The following exchange took place between Mr Perica and Mr Crawford.
Perica: “Now I do not know much about the security industry but surely seeing as you had driven up to him momentarily after he has put the milk crates (in the car) would it not be sensible to ask him what he was doing over there?”Crawford: “No”.
Perica: “Why not?”
Crawford: “Because we had reason to check another vehicle.....I was employed by the company to observe a certain vehicle....that hadn’t been touched yet. We had to catch that one. This was the second one came into play. We didn’t know about.”
On several occasions Crawford confirmed that the requirements to maintain the observations on the other vehicle was the primary reason why he and Loch did not follow Herr’s vehicle in their own security vehicle.
The unsubstantiated Crawford allegation that Lowe had put some unspecified, unidentified items from a plastic crate in the boot of Herr’s car was never put to Herr when he was interviewed at approximately 7:00 am on Wednesday 14 September by Mark Deayton, Human Resources Manager in the presence of Ron Wing, Group Leader, and Andrew Kuznirski, Safety Co-ordinator.

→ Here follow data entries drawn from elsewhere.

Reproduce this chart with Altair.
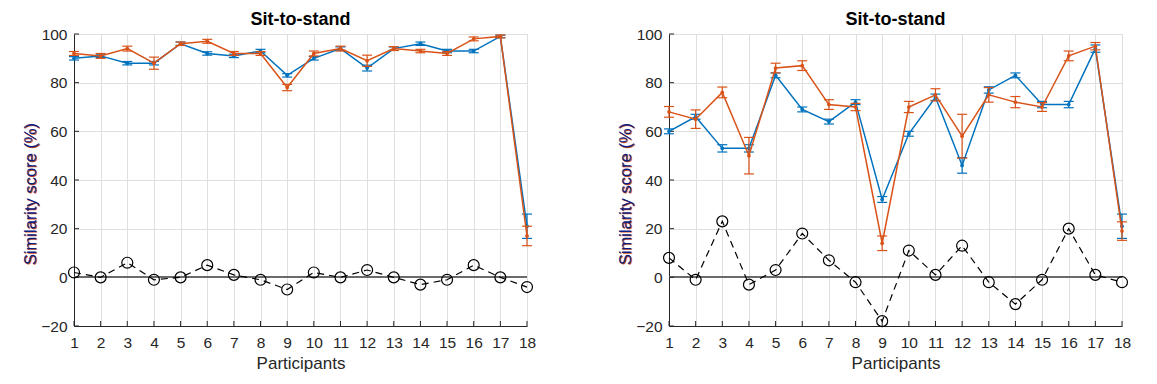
import altair as alt
import pandas as pd

participants = list(range(1, 19))
y_ticks = [-20, 0, 20, 40, 60, 80, 100]

left_blue = [90, 91, 88, 88, 96, 92, 91, 93, 83, 90, 94, 86, 94, 96, 93, 93, 99, 21]
left_blue_err = [0.7, 0.7, 0.7, 0.7, 0.7, 0.7, 0.7, 0.7, 0.7, 0.7, 0.7, 1.2, 0.7, 0.7, 0.7, 0.7, 0.5, 5]
left_orange = [92, 91, 94, 88, 96, 97, 92, 92, 78, 92, 94, 89, 94, 93, 92, 98, 99, 17]
left_orange_err = [0.8, 1, 1, 2.5, 0.7, 0.8, 0.8, 0.8, 1.3, 1, 1, 2.3, 0.8, 0.7, 0.8, 0.8, 0.6, 4]
left_diff = [2, 0, 6, -1, 0, 5, 1, -1, -5, 2, 0, 3, 0, -3, -1, 5, 0, -4]

right_blue = [60, 66, 53, 53, 83, 69, 64, 72, 32, 59, 74, 46, 77, 83, 71, 71, 94, 21]
right_blue_err = [1, 1, 1.5, 1.5, 1, 1, 1, 1, 1.2, 1, 1.3, 3.2, 1.3, 1, 1.3, 1.3, 1.5, 5]
right_orange = [68, 65, 76, 50, 86, 87, 71, 70, 14, 70, 75, 58, 75, 72, 70, 91, 95, 19]
right_orange_err = [2.2, 3.8, 2.2, 7.5, 2, 2, 2, 1.5, 3, 2.3, 2.5, 9, 3, 2.3, 1.8, 2, 1.5, 3.8]
right_diff = [8, -1, 23, -3, 3, 18, 7, -2, -18, 11, 1, 13, -2, -11, -1, 20, 1, -2]

title_text = "Sit-to-stand"
x_title = "Participants"
y_title = "Similarity score (%)"

BLUE = "#0072BD"
ORANGE = "#D95319"
DARK = "#262626"
GRID = "#dfdfdf"
NAVY = "#0a2080"
FONT = "Liberation Sans"
W, H = 453, 292

XS = alt.Scale(domain=[1, 18], nice=False, zero=False)
YS = alt.Scale(domain=[-20, 100], nice=False, zero=False)
X_AXIS = alt.Axis(values=participants, format="d", grid=True, gridColor=GRID,
                  tickSize=0, labelFontSize=15.5, labelColor=DARK, labelFont=FONT,
                  labelPadding=9, labelOverlap=False, labelSeparation=0,
                  domainColor=DARK, title=x_title, titleFont=FONT,
                  titleFontSize=17, titleFontWeight="normal", titleColor=DARK,
                  titlePadding=5, labelFlush=False)
Y_AXIS = alt.Axis(values=y_ticks, grid=True, gridColor=GRID, tickSize=0,
                  labelFontSize=15.5, labelColor=DARK, labelFont=FONT, labelPadding=7,
                  labelOverlap=False, domainColor=DARK, title=None)


def X(field):
    return alt.X(field, scale=XS, axis=X_AXIS)


def Y(field):
    return alt.Y(field, scale=YS, axis=Y_AXIS)


def series_layers(mean, err, color):
    df = pd.DataFrame({"participant": participants, "mean": mean,
                       "lo": [m - e for m, e in zip(mean, err)],
                       "hi": [m + e for m, e in zip(mean, err)]})
    base = alt.Chart(df)
    line = base.mark_line(color=color, strokeWidth=1.5).encode(
        x=X("participant:Q"), y=Y("mean:Q"))
    pts = base.mark_point(color=color, filled=True, size=14, opacity=1).encode(
        x=X("participant:Q"), y=Y("mean:Q"))
    bar = base.mark_rule(color=color, strokeWidth=1.2).encode(
        x=X("participant:Q"), y=Y("lo:Q"), y2="hi:Q")
    cap_lo = base.mark_rule(color=color, strokeWidth=1.2, xOffset=-5, x2Offset=5).encode(
        x=X("participant:Q"), x2="participant:Q", y=Y("lo:Q"))
    cap_hi = base.mark_rule(color=color, strokeWidth=1.2, xOffset=-5, x2Offset=5).encode(
        x=X("participant:Q"), x2="participant:Q", y=Y("hi:Q"))
    return [bar, cap_lo, cap_hi, line, pts]


def panel(blue, blue_err, orange, orange_err, diff):
    grid_df = pd.DataFrame({"participant": participants, "zero": [0] * 18,
                            "bottom": [-20] * 18})
    frame = alt.Chart(grid_df).mark_point(opacity=0).encode(
        x=X("participant:Q"), y=Y("zero:Q"))

    zero = alt.Chart(grid_df).mark_rule(color="#6b6b6b", strokeWidth=1.5).encode(
        x=alt.value(0), x2=alt.value(W), y=Y("zero:Q"))

    xt = alt.Chart(grid_df).mark_rule(color=DARK, strokeWidth=1, y2Offset=-5).encode(
        x=X("participant:Q"), y=Y("bottom:Q"), y2="bottom:Q")
    yt_df = pd.DataFrame({"v": y_ticks, "left": [1] * len(y_ticks)})
    yt = alt.Chart(yt_df).mark_rule(color=DARK, strokeWidth=1, x2Offset=5).encode(
        y=Y("v:Q"), x=X("left:Q"), x2="left:Q")

    ddf = pd.DataFrame({"participant": participants, "diff": diff})
    dline = alt.Chart(ddf).mark_line(color="black", strokeWidth=1.2, strokeDash=[7, 5]).encode(
        x=X("participant:Q"), y=Y("diff:Q"))
    dpts = alt.Chart(ddf).mark_point(shape="circle", size=120, filled=False,
                                     color="black", strokeWidth=1.2, opacity=1).encode(
        x=X("participant:Q"), y=Y("diff:Q"))

    lab_df = pd.DataFrame({"t": [y_title]})
    lab_o = alt.Chart(lab_df).mark_text(angle=270, font=FONT, fontSize=16.5, color=ORANGE,
                                        align="center", baseline="alphabetic").encode(
        text="t:N", x=alt.value(-37.4), y=alt.value(H / 2 + 14.6))
    lab_b = alt.Chart(lab_df).mark_text(angle=270, font=FONT, fontSize=16.5, color=NAVY,
                                        align="center", baseline="alphabetic").encode(
        text="t:N", x=alt.value(-38), y=alt.value(H / 2 + 14))

    layers = [frame, zero, xt, yt]
    layers += series_layers(blue, blue_err, BLUE)
    layers += series_layers(orange, orange_err, ORANGE)
    layers += [dline, dpts, lab_o, lab_b]
    return alt.layer(*layers).properties(
        width=W, height=H,
        title=alt.TitleParams(title_text, font=FONT, fontSize=18, fontWeight="bold",
                              color="black", offset=-2, anchor="middle"))


left = panel(left_blue, left_blue_err, left_orange, left_orange_err, left_diff)
right = panel(right_blue, right_blue_err, right_orange, right_orange_err, right_diff)

chart = alt.hconcat(left, right, spacing=142, bounds="flush").properties(
    padding={"left": 14, "top": 2, "right": 5, "bottom": 5}
).configure_view(stroke=None).configure(background="white")

chart.save("out.html", embed_options={"renderer": "svg", "actions": False})
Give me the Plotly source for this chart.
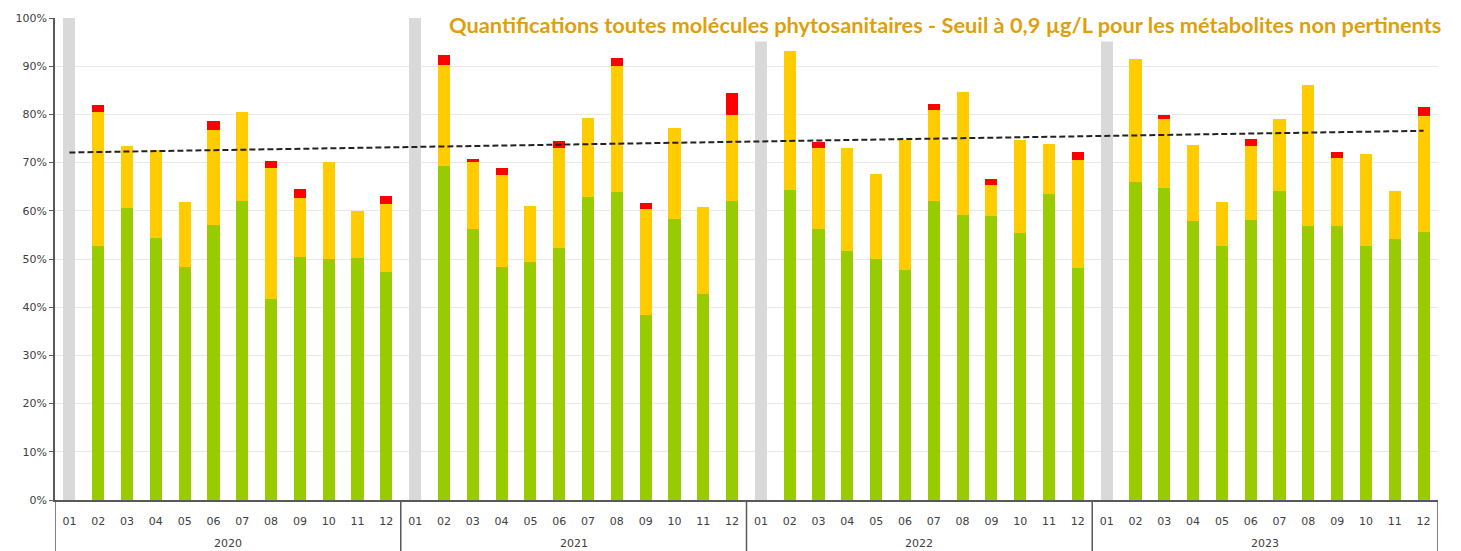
import plotly.graph_objects as go

years = ["2020", "2021", "2022", "2023"]
months = ["01", "02", "03", "04", "05", "06", "07", "08", "09", "10", "11", "12"]

# Segment values (%) per month; month 01 is the greyed-out (no data) month
green = [
    None, 52.6, 60.6, 54.4, 48.3, 57.1, 62.1, 41.6, 50.4, 49.9, 50.2, 47.3,
    None, 69.2, 56.3, 48.3, 49.3, 52.3, 62.8, 63.9, 38.4, 58.2, 42.8, 62.1,
    None, 64.3, 56.2, 51.7, 50.0, 47.7, 62.1, 59.1, 59.0, 55.4, 63.4, 48.2,
    None, 66.0, 64.7, 57.8, 52.6, 58.1, 64.1, 56.8, 56.9, 52.8, 54.2, 55.5,
]
yellow = [
    None, 27.9, 12.9, 18.2, 13.6, 19.7, 18.5, 27.3, 12.2, 20.2, 9.7, 14.1,
    None, 21.1, 13.8, 19.2, 11.6, 20.7, 16.5, 26.2, 21.9, 19.0, 18.0, 17.8,
    None, 28.9, 16.9, 21.3, 17.7, 27.0, 18.9, 25.5, 6.3, 19.3, 10.5, 22.4,
    None, 25.4, 14.4, 15.9, 9.2, 15.4, 15.0, 29.4, 14.0, 18.9, 9.9, 24.1,
]
red = [
    None, 1.4, 0, 0, 0, 1.8, 0, 1.5, 2.0, 0, 0, 1.7,
    None, 2.0, 0.6, 1.3, 0, 1.5, 0, 1.7, 1.3, 0, 0, 4.5,
    None, 0, 1.2, 0, 0, 0, 1.2, 0, 1.4, 0, 0, 1.7,
    None, 0, 0.8, 0, 0, 1.5, 0, 0, 1.2, 0, 0, 1.9,
]
grey = [
    100, None, None, None, None, None, None, None, None, None, None, None,
    100, None, None, None, None, None, None, None, None, None, None, None,
    100, None, None, None, None, None, None, None, None, None, None, None,
    100, None, None, None, None, None, None, None, None, None, None, None,
]
trend_x = ["2020-01", "2023-12"]
trend_values = [72.1, 76.6]

title_text = "Quantifications toutes molécules phytosanitaires - Seuil à 0,9 µg/L pour les métabolites non pertinents"

x = [f"{y}-{m}" for y in years for m in months]
tick_text = [m for _ in years for m in months]

fig = go.Figure()
fig.add_trace(go.Bar(x=x, y=grey, marker=dict(color="#D9D9D9", line=dict(width=0)), name="N/A"))
fig.add_trace(go.Bar(x=x, y=green, marker=dict(color="#99CC00", line=dict(width=0)), name="green"))
fig.add_trace(go.Bar(x=x, y=yellow, marker=dict(color="#FFCC00", line=dict(width=0)), name="yellow"))
fig.add_trace(go.Bar(x=x, y=red, marker=dict(color="#FF0000", line=dict(width=0)), name="red"))
fig.add_trace(go.Scatter(
    x=trend_x, y=trend_values, mode="lines",
    line=dict(color="#222222", width=2, dash="6px,3px"), name="trend"))

font_family = "DejaVu Sans"
axis_color = "#595959"
# page body has an 8px margin: shrink figure so the plot area lands where the source has it
fig.update_layout(
    width=1453, height=543,
    barmode="stack", bargap=0.58,
    showlegend=False,
    plot_bgcolor="white", paper_bgcolor="white",
    margin=dict(l=47, r=23, t=10, b=51, autoexpand=False),
    font=dict(family=font_family, size=11, color="#404040"),
)
fig.update_yaxes(
    range=[0, 100], tickvals=list(range(0, 101, 10)),
    ticktext=[f"{v}%" for v in range(0, 101, 10)],
    showgrid=True, gridcolor="#E8E8E8", gridwidth=1,
    showline=True, linecolor=axis_color, linewidth=1.5,
    ticks="outside", ticklen=4, tickcolor=axis_color,
    zeroline=False, fixedrange=True, automargin=False,
)
fig.update_xaxes(
    type="category", categoryorder="array", categoryarray=x,
    tickvals=x, ticktext=tick_text, range=[-0.5, len(x) - 0.5],
    showline=True, linecolor=axis_color, linewidth=1.5,
    ticks="", showgrid=False, tickfont=dict(size=11, color="#404040"),
    ticklabelstandoff=10, automargin=False,
)
# year group labels and dividers below the axis
n = len(months)
for i, yr in enumerate(years):
    fig.add_annotation(
        text=yr, xref="x", yref="paper", x=i * n + (n - 1) / 2, y=-0.091,
        xanchor="center", yanchor="middle", showarrow=False,
        font=dict(family=font_family, size=11, color="#404040"),
    )
for i in range(len(years) + 1):
    fig.add_shape(type="line", xref="x", yref="paper", x0=i * n - 0.5, x1=i * n - 0.5,
                  y0=0, y1=-0.12, line=dict(color=axis_color, width=1.5), layer="above")

# white band behind the title (covers grid/grey bars like in the source)
fig.add_shape(type="rect", xref="paper", yref="paper", x0=0.273, x1=1.02, y0=0.951, y1=1.04,
              fillcolor="white", line=dict(width=0), layer="above")
fig.add_annotation(
    text=title_text, xref="paper", yref="paper", x=1.0036, y=0.986, xanchor="right", yanchor="middle",
    showarrow=False,
    font=dict(family="Lato", size=21.8, color="#DF9F0C", weight="bold"),
)
fig.write_html("out.html")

This particular allegation was put to Lowe when he was interviewed by Deayton in the presence of Wing and Kuznirski at 8:15 am on 14 September and was denied by Lowe. Lowe denied carrying anything from the plant to Herr’s car. He denied that he was carrying milk crates or placed anything from a milk crate in Herr’s car or placed milk crates behind the clump of trees.
Although not specified in the termination notice or even directly in the record of interview, the Court assumes that Herr was terminated for allegedly stealing two plastic crates and a bag of cleaning rags and that Lowe was terminated for being an accessory before the fact to the alleged theft although that was never specified.
Even if the evidence of Crawford and Loch is accepted in its entirety, such evidence does not establish on a reasonably strict balance of probabilities evidentiary test that Lowe or Herr removed company property without authorisation.
There was absolutely no question of establishing from the evidence that beyond reasonable doubt Herr and Lowe stole company property. Of course, the test, in this jurisdiction, is not “beyond reasonable doubt” but “balance of probabilities”. However, when the allegation is one of a criminal offence, stealing, or if not larceny in terms of the criminal code, at the very least the unauthorised removal of company property justifying and incurring summary termination of employment, such circumstances indisputably require the respondent to prove the allegation on a very high balance of probabilities test indeed. Briginshaw v Briginshaw [1938] 60 CLR 336 is an adequate and long standing authority for this proposition. At 362 Dixon J said:
“Except upon criminal issues to be proved by the prosecution, it is enough that the affirmative of an allegation is made out to the reasonable satisfaction of the tribunal. But reasonable satisfaction is not a state of mind that is attained or established independently of the nature and consequence of the fact or facts to be proved. The seriousness of an allegation made, the inherent unlikelihood of an occurrence of a given description, or the gravity of the consequences flowing from a particular finding are considerations which must affect the answer to the question whether the issue has been proved to the reasonable satisfaction of the tribunal. In such matters “reasonable satisfaction” should not be produced by inexact proofs, indefinite testimony, or indirect inferences. Everyone must feel that, when, for instance, the issue is on which of two dates an admitted occurrence took place, a satisfactory conclusion may be reached on materials of a kind that would not satisfy any sound and prudent judgment if the question was whether some act had been done involving grave moral delinquency.”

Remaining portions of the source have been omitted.